Is Alex Kingston supposed to be from the west country or has an injury affected her central nervous system and the speech centre in her brain?
Thank you Thomas! I’d like to write something on the locations used in Red Dwarf at some point – proper then and now pieces, with comparison shots. Hmmm…
If you want a slightly more tenuous connection (of course you do – you’re on G&T, aren’t you?), the bloke who plays the Friar in Covington Cross is Paul Brooke, who also played Friar Bellows in The Black Adder, which Chris Barrie later appeared in (and Howard Goodall composed the theme tune for).

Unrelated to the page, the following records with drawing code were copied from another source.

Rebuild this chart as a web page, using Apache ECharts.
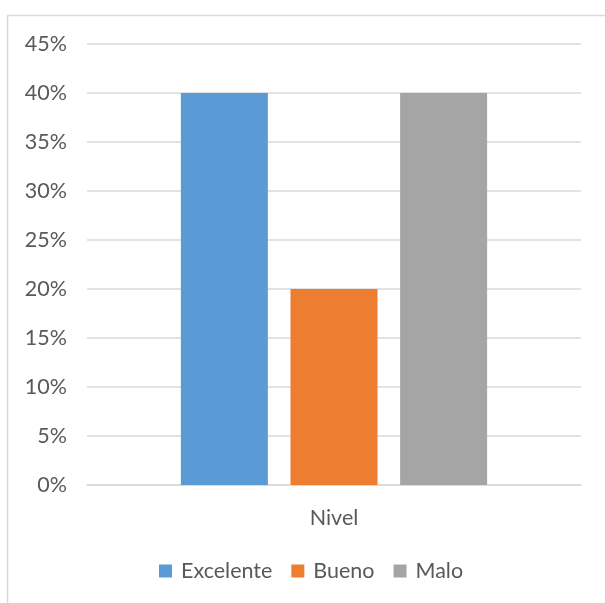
<!DOCTYPE html>
<html><head><meta charset="utf-8">
<script src="https://cdn.jsdelivr.net/npm/echarts@6/dist/echarts.min.js"></script>
<style>html,body{margin:0;padding:0;background:#fff}#c{width:605px;height:603px}</style>
</head><body><div id="c"></div>
<script>
const categories = ['Nivel'];
const seriesNames = ['Excelente', 'Bueno', 'Malo'];
const excelente = [0.40];
const bueno = [0.20];
const malo = [0.40];
const colors = ['#5b9bd5', '#ed7d31', '#a5a5a5'];
const values = [excelente, bueno, malo];

const chart = echarts.init(document.getElementById('c'), null, {renderer: 'canvas'});
const font = 'Lato, "Open Sans", sans-serif';
chart.setOption({
  animation: false,
  graphic: [{type: 'rect', shape: {x: 7.5, y: 15.5, width: 610, height: 600}, style: {fill: 'none', stroke: '#d9d9d9', lineWidth: 1.5}, silent: true}],
  grid: {left: 87, right: 24, top: 44, bottom: 118, containLabel: false},
  legend: {
    data: seriesNames, top: 555, left: 154, icon: 'rect', itemWidth: 13, itemHeight: 13, itemGap: 19,
    itemStyle: {borderWidth: 0},
    textStyle: {color: '#595959', fontSize: 21.5, fontFamily: font, padding: [0, 0, 0, 4]}
  },
  xAxis: {
    type: 'category', data: categories,
    axisLine: {lineStyle: {color: '#d9d9d9', width: 1.5}}, axisTick: {show: false},
    axisLabel: {color: '#595959', fontSize: 21.5, fontFamily: font, margin: 22}
  },
  yAxis: {
    type: 'value', min: 0, max: 0.45, interval: 0.05,
    axisLine: {show: false}, axisTick: {show: false},
    splitLine: {lineStyle: {color: '#d9d9d9', width: 1.5}},
    axisLabel: {color: '#595959', fontSize: 21.5, fontFamily: font, margin: 20,
      formatter: v => Math.round(v * 100) + '%'}
  },
  series: seriesNames.map((n, i) => ({
    name: n, type: 'bar', data: values[i], barWidth: 87, barGap: '26%',
    itemStyle: {color: colors[i]}
  }))
});
</script></body></html>
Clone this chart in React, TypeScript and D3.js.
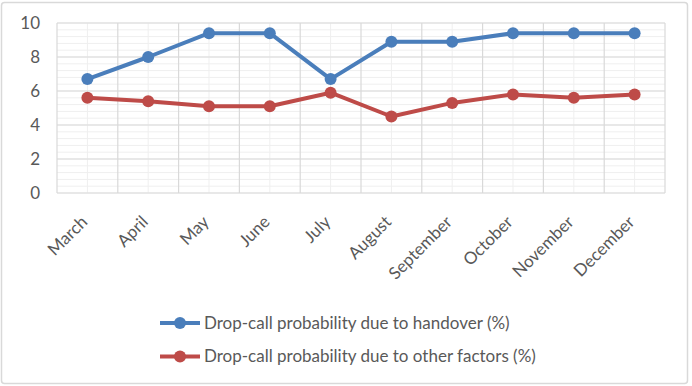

Here’s an interesting thing about Covington Cross: Covington is not a notable English name. It doesn’t seem to really exist very commonly as a surname, and the only place in the country with that name is a tiny village in Cambridge. But in America, it’s really prevalent – there are loads of places called it, and lots of notable people with it as a surname, too. It seems like it’s a name that originated here but didn’t really become widespread, got carried over to America at some point, and did – but with the feeling among Americans that it’s “a British name”. Which is how you end up with an American TV show set in Britain called Covington Cross, and (in an example I was reminded of last night) Peter Serafinowicz playing a character called “Lord Covington” on Parks and Rec.